• DATASET EXTRACT

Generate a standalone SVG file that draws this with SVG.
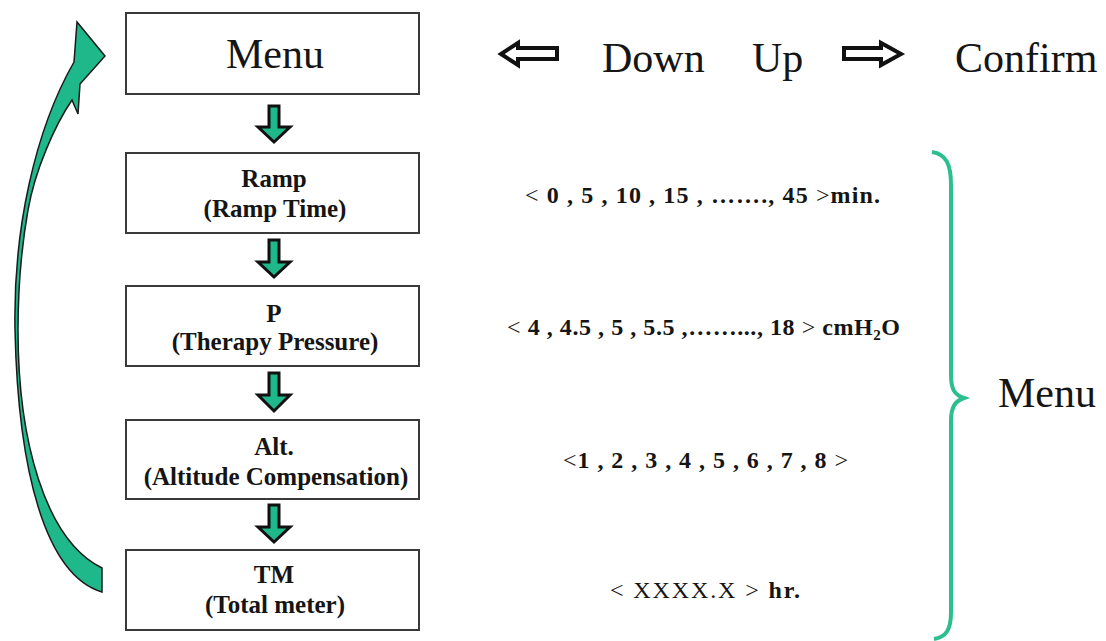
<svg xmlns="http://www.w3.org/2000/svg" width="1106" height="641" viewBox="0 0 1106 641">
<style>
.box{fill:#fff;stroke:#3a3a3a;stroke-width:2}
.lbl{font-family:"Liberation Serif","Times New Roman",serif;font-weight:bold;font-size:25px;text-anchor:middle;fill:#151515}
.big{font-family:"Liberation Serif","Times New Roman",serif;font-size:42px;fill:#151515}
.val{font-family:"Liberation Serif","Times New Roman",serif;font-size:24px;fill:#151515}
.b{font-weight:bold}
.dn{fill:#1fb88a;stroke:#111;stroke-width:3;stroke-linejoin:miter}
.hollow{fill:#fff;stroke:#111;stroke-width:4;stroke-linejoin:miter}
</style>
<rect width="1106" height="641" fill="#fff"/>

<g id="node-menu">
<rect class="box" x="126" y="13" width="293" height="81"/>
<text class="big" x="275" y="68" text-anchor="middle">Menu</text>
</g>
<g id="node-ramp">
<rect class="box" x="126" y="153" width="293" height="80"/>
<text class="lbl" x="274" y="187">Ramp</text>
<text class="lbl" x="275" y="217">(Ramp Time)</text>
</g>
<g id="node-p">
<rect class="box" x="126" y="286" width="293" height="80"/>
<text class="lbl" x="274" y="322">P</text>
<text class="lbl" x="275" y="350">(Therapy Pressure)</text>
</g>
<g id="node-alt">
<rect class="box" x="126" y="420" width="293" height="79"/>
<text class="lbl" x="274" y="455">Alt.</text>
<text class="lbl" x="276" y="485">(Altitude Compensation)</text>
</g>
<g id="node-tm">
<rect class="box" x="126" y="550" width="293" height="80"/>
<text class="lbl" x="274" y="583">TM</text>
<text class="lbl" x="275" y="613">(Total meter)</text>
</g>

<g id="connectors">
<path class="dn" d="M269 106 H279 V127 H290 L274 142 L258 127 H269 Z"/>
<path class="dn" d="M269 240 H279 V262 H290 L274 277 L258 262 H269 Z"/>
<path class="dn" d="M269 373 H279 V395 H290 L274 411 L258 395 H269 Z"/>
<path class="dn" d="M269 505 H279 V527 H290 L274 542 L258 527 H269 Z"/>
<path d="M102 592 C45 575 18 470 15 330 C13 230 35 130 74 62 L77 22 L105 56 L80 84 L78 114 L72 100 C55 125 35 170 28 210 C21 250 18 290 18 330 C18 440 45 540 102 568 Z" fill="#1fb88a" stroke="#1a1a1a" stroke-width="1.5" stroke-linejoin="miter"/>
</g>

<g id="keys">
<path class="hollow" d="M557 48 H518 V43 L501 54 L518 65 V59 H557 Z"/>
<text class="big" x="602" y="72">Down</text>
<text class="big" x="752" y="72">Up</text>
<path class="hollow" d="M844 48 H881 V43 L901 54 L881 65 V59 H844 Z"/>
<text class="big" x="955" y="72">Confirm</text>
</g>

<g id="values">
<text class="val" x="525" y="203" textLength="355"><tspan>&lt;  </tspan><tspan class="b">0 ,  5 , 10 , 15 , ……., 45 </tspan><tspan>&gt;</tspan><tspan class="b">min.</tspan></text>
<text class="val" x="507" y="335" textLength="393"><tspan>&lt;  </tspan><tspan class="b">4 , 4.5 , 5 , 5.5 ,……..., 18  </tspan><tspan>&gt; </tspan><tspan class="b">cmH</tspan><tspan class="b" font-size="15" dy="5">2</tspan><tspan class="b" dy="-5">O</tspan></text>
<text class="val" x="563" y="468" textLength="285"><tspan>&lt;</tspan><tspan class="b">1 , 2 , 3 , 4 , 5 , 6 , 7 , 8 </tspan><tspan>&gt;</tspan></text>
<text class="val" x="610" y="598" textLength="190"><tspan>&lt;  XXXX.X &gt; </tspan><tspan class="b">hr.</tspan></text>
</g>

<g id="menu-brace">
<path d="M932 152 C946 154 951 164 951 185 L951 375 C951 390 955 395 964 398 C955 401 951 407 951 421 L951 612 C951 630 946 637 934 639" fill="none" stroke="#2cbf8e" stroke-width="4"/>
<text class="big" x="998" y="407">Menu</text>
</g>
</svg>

• CHALLENGE
Return to the listing above and set it down exactly, leaving out its pictures.

• WRITTEN SOLUTION
Generate a standalone SVG file that draws this with SVG.
<svg xmlns="http://www.w3.org/2000/svg" width="1106" height="641" viewBox="0 0 1106 641">
<style>
.box{fill:#fff;stroke:#3a3a3a;stroke-width:2}
.lbl{font-family:"Liberation Serif","Times New Roman",serif;font-weight:bold;font-size:25px;text-anchor:middle;fill:#151515}
.big{font-family:"Liberation Serif","Times New Roman",serif;font-size:42px;fill:#151515}
.val{font-family:"Liberation Serif","Times New Roman",serif;font-size:24px;fill:#151515}
.b{font-weight:bold}
.dn{fill:#1fb88a;stroke:#111;stroke-width:3;stroke-linejoin:miter}
.hollow{fill:#fff;stroke:#111;stroke-width:4;stroke-linejoin:miter}
</style>
<rect width="1106" height="641" fill="#fff"/>

<g id="node-menu">
<rect class="box" x="126" y="13" width="293" height="81"/>
<text class="big" x="275" y="68" text-anchor="middle">Menu</text>
</g>
<g id="node-ramp">
<rect class="box" x="126" y="153" width="293" height="80"/>
<text class="lbl" x="274" y="187">Ramp</text>
<text class="lbl" x="275" y="217">(Ramp Time)</text>
</g>
<g id="node-p">
<rect class="box" x="126" y="286" width="293" height="80"/>
<text class="lbl" x="274" y="322">P</text>
<text class="lbl" x="275" y="350">(Therapy Pressure)</text>
</g>
<g id="node-alt">
<rect class="box" x="126" y="420" width="293" height="79"/>
<text class="lbl" x="274" y="455">Alt.</text>
<text class="lbl" x="276" y="485">(Altitude Compensation)</text>
</g>
<g id="node-tm">
<rect class="box" x="126" y="550" width="293" height="80"/>
<text class="lbl" x="274" y="583">TM</text>
<text class="lbl" x="275" y="613">(Total meter)</text>
</g>

<g id="connectors">
<path class="dn" d="M269 106 H279 V127 H290 L274 142 L258 127 H269 Z"/>
<path class="dn" d="M269 240 H279 V262 H290 L274 277 L258 262 H269 Z"/>
<path class="dn" d="M269 373 H279 V395 H290 L274 411 L258 395 H269 Z"/>
<path class="dn" d="M269 505 H279 V527 H290 L274 542 L258 527 H269 Z"/>
<path d="M102 592 C45 575 18 470 15 330 C13 230 35 130 74 62 L77 22 L105 56 L80 84 L78 114 L72 100 C55 125 35 170 28 210 C21 250 18 290 18 330 C18 440 45 540 102 568 Z" fill="#1fb88a" stroke="#1a1a1a" stroke-width="1.5" stroke-linejoin="miter"/>
</g>

<g id="keys">
<path class="hollow" d="M557 48 H518 V43 L501 54 L518 65 V59 H557 Z"/>
<text class="big" x="602" y="72">Down</text>
<text class="big" x="752" y="72">Up</text>
<path class="hollow" d="M844 48 H881 V43 L901 54 L881 65 V59 H844 Z"/>
<text class="big" x="955" y="72">Confirm</text>
</g>

<g id="values">
<text class="val" x="525" y="203" textLength="355"><tspan>&lt;  </tspan><tspan class="b">0 ,  5 , 10 , 15 , ……., 45 </tspan><tspan>&gt;</tspan><tspan class="b">min.</tspan></text>
<text class="val" x="507" y="335" textLength="393"><tspan>&lt;  </tspan><tspan class="b">4 , 4.5 , 5 , 5.5 ,……..., 18  </tspan><tspan>&gt; </tspan><tspan class="b">cmH</tspan><tspan class="b" font-size="15" dy="5">2</tspan><tspan class="b" dy="-5">O</tspan></text>
<text class="val" x="563" y="468" textLength="285"><tspan>&lt;</tspan><tspan class="b">1 , 2 , 3 , 4 , 5 , 6 , 7 , 8 </tspan><tspan>&gt;</tspan></text>
<text class="val" x="610" y="598" textLength="190"><tspan>&lt;  XXXX.X &gt; </tspan><tspan class="b">hr.</tspan></text>
</g>

<g id="menu-brace">
<path d="M932 152 C946 154 951 164 951 185 L951 375 C951 390 955 395 964 398 C955 401 951 407 951 421 L951 612 C951 630 946 637 934 639" fill="none" stroke="#2cbf8e" stroke-width="4"/>
<text class="big" x="998" y="407">Menu</text>
</g>
</svg>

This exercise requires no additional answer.